• **DIRECTIONS**:
Read the material below and tally how many lines hold the word "matplotlib", giving the number and nothing else.

• **DATA PROVIDED**:

-- BEGIN --

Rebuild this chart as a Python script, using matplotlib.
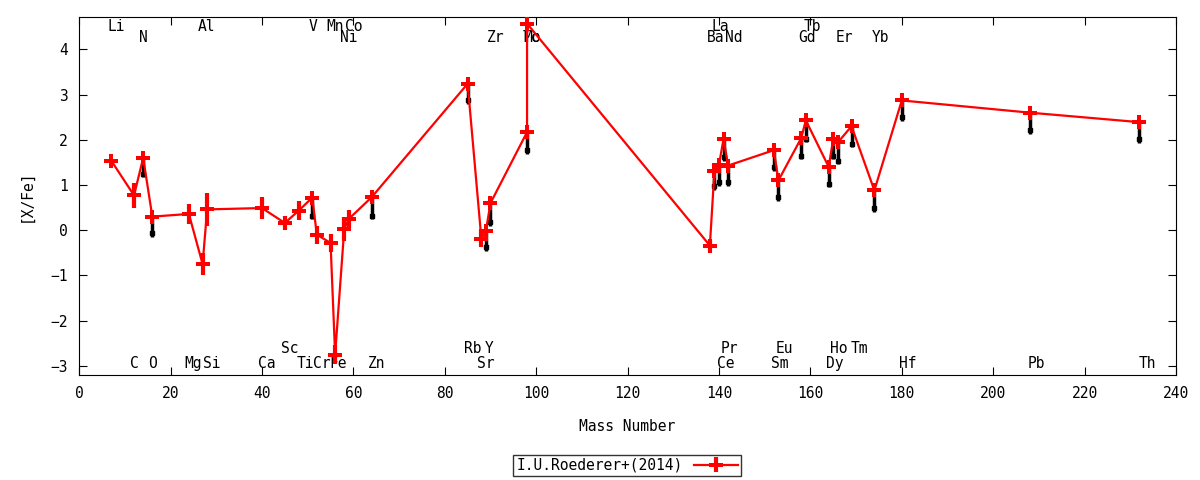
import matplotlib
matplotlib.use("Agg")
import matplotlib.pyplot as plt
import numpy as np

plt.rcParams['font.family'] = ['DejaVu Sans Mono']
plt.rcParams['font.size'] = 10

# Roederer+(2014) abundances, in plotting order
elements = ["Li", "C", "N", "O", "Mg", "Al", "Si", "Ca", "Sc", "Ti", "V", "Cr", "Mn", "Fe",
            "Ni", "Co", "Zn", "Rb", "Sr", "Y", "Zr", "Mo", "Tc", "Ba", "La", "Ce", "Pr", "Nd",
            "Sm", "Eu", "Gd", "Tb", "Dy", "Ho", "Er", "Tm", "Yb", "Hf", "Pb", "Th"]
mass = [7, 12, 14, 16, 24, 27, 28, 40, 45, 48, 51, 52, 55, 56,
        58, 59, 64, 85, 88, 89, 90, 98, 98, 138, 139, 140, 141, 142,
        152, 153, 158, 159, 164, 165, 166, 169, 174, 180, 208, 232]
xfe = [1.54, 0.77, 1.60, 0.30, 0.36, -0.75, 0.46, 0.49, 0.16, 0.43, 0.72, -0.10, -0.28, -2.75,
       0.03, 0.25, 0.73, 3.24, -0.19, -0.01, 0.60, 2.17, 4.57, -0.34, 1.31, 1.45, 2.02, 1.43,
       1.77, 1.10, 2.04, 2.43, 1.40, 2.02, 1.94, 2.30, 0.88, 2.87, 2.60, 2.39]
err = [0.03, 0.27, 0.03, 0.03, 0.22, 0.25, 0.37, 0.24, 0.16, 0.21, 0.03, 0.20, 0.20, 0.20,
       0.27, 0.20, 0.03, 0.03, 0.19, 0.03, 0.03, 0.03, 0.03, 0.13, 0.03, 0.03, 0.03, 0.03,
       0.03, 0.03, 0.03, 0.03, 0.03, 0.03, 0.03, 0.03, 0.03, 0.03, 0.03, 0.03]

# black lower points (nan = none)
nan = np.nan
black = [nan, nan, 1.25, -0.07, nan, nan, nan, nan, nan, nan, 0.32, nan, nan, nan,
         nan, nan, 0.32, 2.87, nan, -0.38, 0.18, 1.77, nan, nan, 0.97, 1.06, 1.62, 1.06,
         1.40, 0.73, 1.65, 2.02, 1.03, 1.65, 1.54, 1.91, 0.49, 2.50, 2.21, 2.01]
black_lo = 0.08

# element labels: (name, x position) per row
top1 = [("Li", 8.0), ("Al", 27.9), ("V", 51.1), ("Mn", 56.0), ("Co", 60.1), ("La", 140.3), ("Tb", 160.5)]
top2 = [("N", 14.0), ("Ni", 58.9), ("Zr", 91.2), ("Mo", 99.0), ("Tc", 99.0), ("Ba", 139.2), ("Nd", 143.2),
        ("Gd", 159.3), ("Er", 167.4), ("Yb", 175.3)]
bot1 = [("Sc", 46.0), ("Rb", 86.2), ("Y", 89.6), ("Pr", 142.2), ("Eu", 154.3), ("Ho", 166.2), ("Tm", 170.7)]
bot2 = [("C", 12.0), ("O", 16.0), ("Mg", 24.9), ("Si", 29.0), ("Ca", 41.0), ("Ti", 49.4), ("Cr", 53.0),
        ("Fe", 56.7), ("Zn", 65.1), ("Sr", 89.0), ("Ce", 141.4), ("Sm", 153.4), ("Dy", 165.3),
        ("Hf", 181.2), ("Pb", 209.4), ("Th", 233.7)]

mass = np.array(mass, dtype=float)
xfe = np.array(xfe)
black = np.array(black)

fig = plt.figure(figsize=(12, 4.8), dpi=100)
ax = fig.add_axes([0.066, 0.219, 0.914, 0.746])

# black marks underneath
ok = ~np.isnan(black)
ax.errorbar(mass[ok], black[ok], yerr=[np.full(ok.sum(), black_lo), xfe[ok] - black[ok]],
            fmt='s', color='black', ms=3, elinewidth=2.5, capsize=0, zorder=2)

ax.errorbar(mass, xfe, yerr=err, fmt='-', color='red', lw=1.6, marker='P', ms=10,
            markeredgewidth=0, elinewidth=3, capsize=6, capthick=3, zorder=3,
            label="I.U.Roederer+(2014)")

for rows, yy in ((top1, 0.972), (top2, 0.941), (bot1, 0.073), (bot2, 0.031)):
    for name, xpos in rows:
        ax.text(xpos, yy, name, transform=ax.get_xaxis_transform(), ha='center', va='center',
                fontsize=10.5, zorder=1)

ax.set_xlim(0, 240)
ax.set_ylim(-3.2, 4.72)
ax.set_xticks(np.arange(0, 241, 20))
ax.set_yticks(np.arange(-3, 5, 1))
ax.tick_params(direction='in', top=True, right=True, length=6, labelsize=10.5, pad=8)
ax.set_xlabel("Mass Number", fontsize=10.5, labelpad=13)
ax.set_ylabel("[X/Fe]", fontsize=10.5, labelpad=12)

leg = fig.legend(loc='center', bbox_to_anchor=(0.5225, 0.031), frameon=True, fancybox=False,
                 edgecolor='black', fontsize=10.5, markerfirst=False, handlelength=3,
                 borderpad=0.2)
leg.get_frame().set_linewidth(1)

fig.savefig("out.png", dpi=100)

-- END --

• **CORRECT ANSWER**:
4